European Parking Association: Spotlight on Parking Data

 

Follow this series of six posts highlighting content from the European Parking Association (EPA), presented by EPA President Nigel Williams. Nigel joins some of the EPA’s data experts and other thought leaders to bring you this content, published by EPA in September 2023,  offering insight into the EPA’s data initiatives and highlighting the importance, value, and use of parking data, and shining a spotlight on the Alliance for Parking Data Standards (APDS).
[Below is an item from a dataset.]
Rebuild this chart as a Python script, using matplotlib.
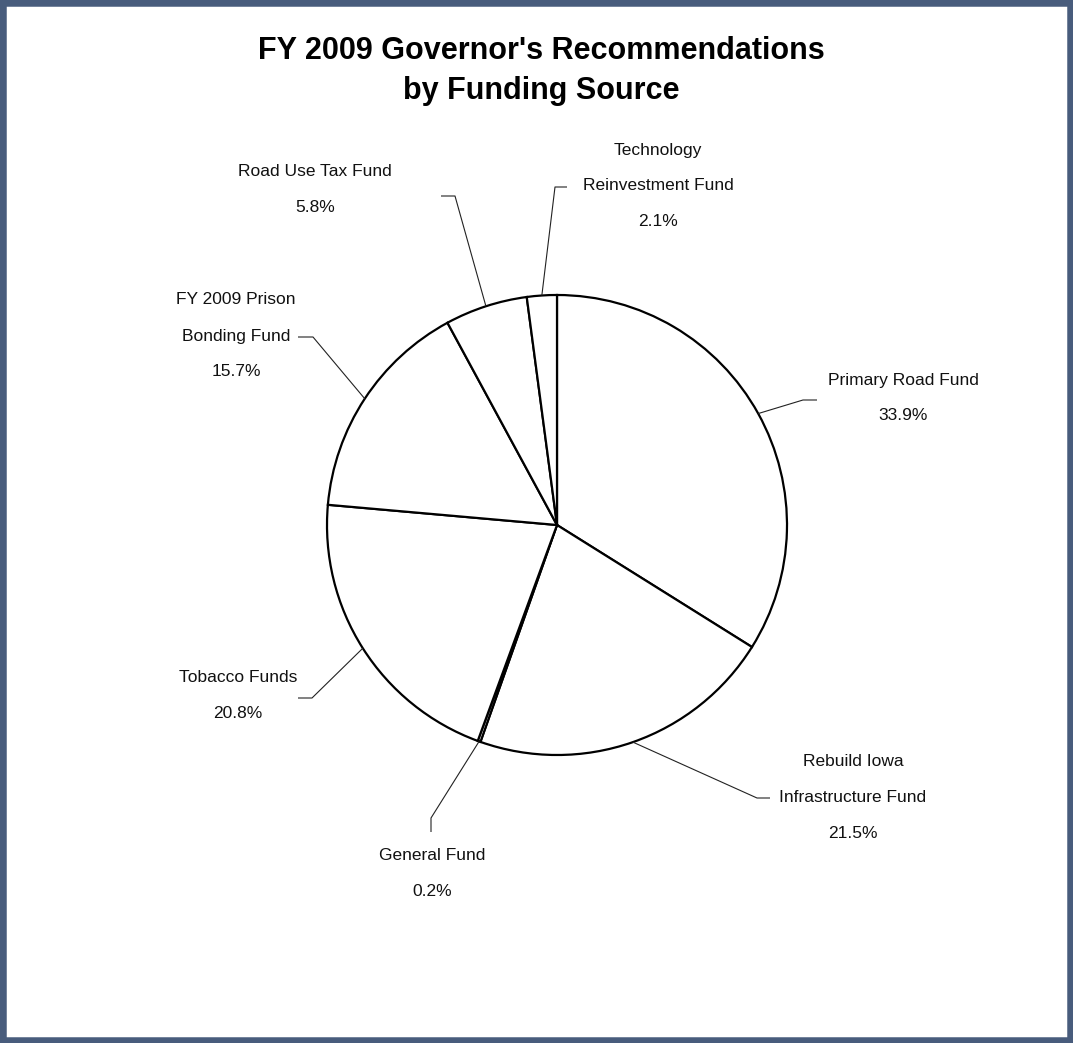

Part 6: APDS: The Great Enabler

 

Alliance Parking Data StandardsAs the chair of the APDS Change Control Group, Markus Schneider is increasingly contacted by organizations that are developing new products or applications based on APDS and need advice or that wish to request changes to APDS to enhance its capabilities. “For example, the City of Antwerp and Digipolis (Belgium) are using APDS APIs as the interface for their new fleet ANPR enforcement vehicles; Mitte (Spain and US) has developed a cloud-based parking platform; and Riverty (Germany, Netherlands, Nordics) has based its parking API for purchases and debt collection on APDS.”

There are also some big national implementations underway. The Bulgarian Association for Parking and Sustainable Urban Mobility unites the largest Bulgarian public parking municipal companies, so the association is uniquely positioned to identify best practices in parking and mobility on the European level through the EPA, and adapt them to its local context.

Its chair, Nikola Rogatchev, says, “We are striving to implement innovative solutions with tangible impacts that are immediately appreciated by the end-users. We are using APDS as the backbone for designing our parking platform. The open exchange of ideas that the EPA enables through its wide network and meeting platforms has also contributed to advancing our work. We have benefited greatly from the unique insights and lessons learned in this space. There has been so much quality work already done that is making our life much easier.”

With the help of APDS, the association is moving quickly and plans to launch the platform in 2024. By this time next year, it aims to have covered 85% of the public parking spaces in Bulgaria, all major airports, and 15% of the small private off-street parking spaces.
The biggest and most complex implementation of APDS to date is being finalized by the UK government’s Department for Transport. Morten Sorensen, chief distribution officer for EasyPark, says he is impressed by what he has seen so far with the UK’s National Parking Platform (NPP).

“It has great momentum as it moves to a full production platform. The platform has been built in line with the APDS standards to facilitate simplified data exchange between the subcomponents of connected applications,” he says. “More than six phone parking providers, a growing number of hardware providers, and the main back-office enforcement software providers have integrated into the NPP within the past year. Successful pilots have been deployed in Manchester, across the city council’s car parks; in Cheshire West and Chester’s on-street and off-street parking; on one street in Oxford; and across the entirety of Coventry City Council’s on-street parking and off-street car parks.”

Keith Williams adds, “Once it receives the final go-ahead, the NPP will make it possible to bring all parking data and digital payments in the UK into one place, regardless of who the supplier may be. For motorists, councils, private operators, and equipment manufacturers, it is a step towards a far more transparent landscape.”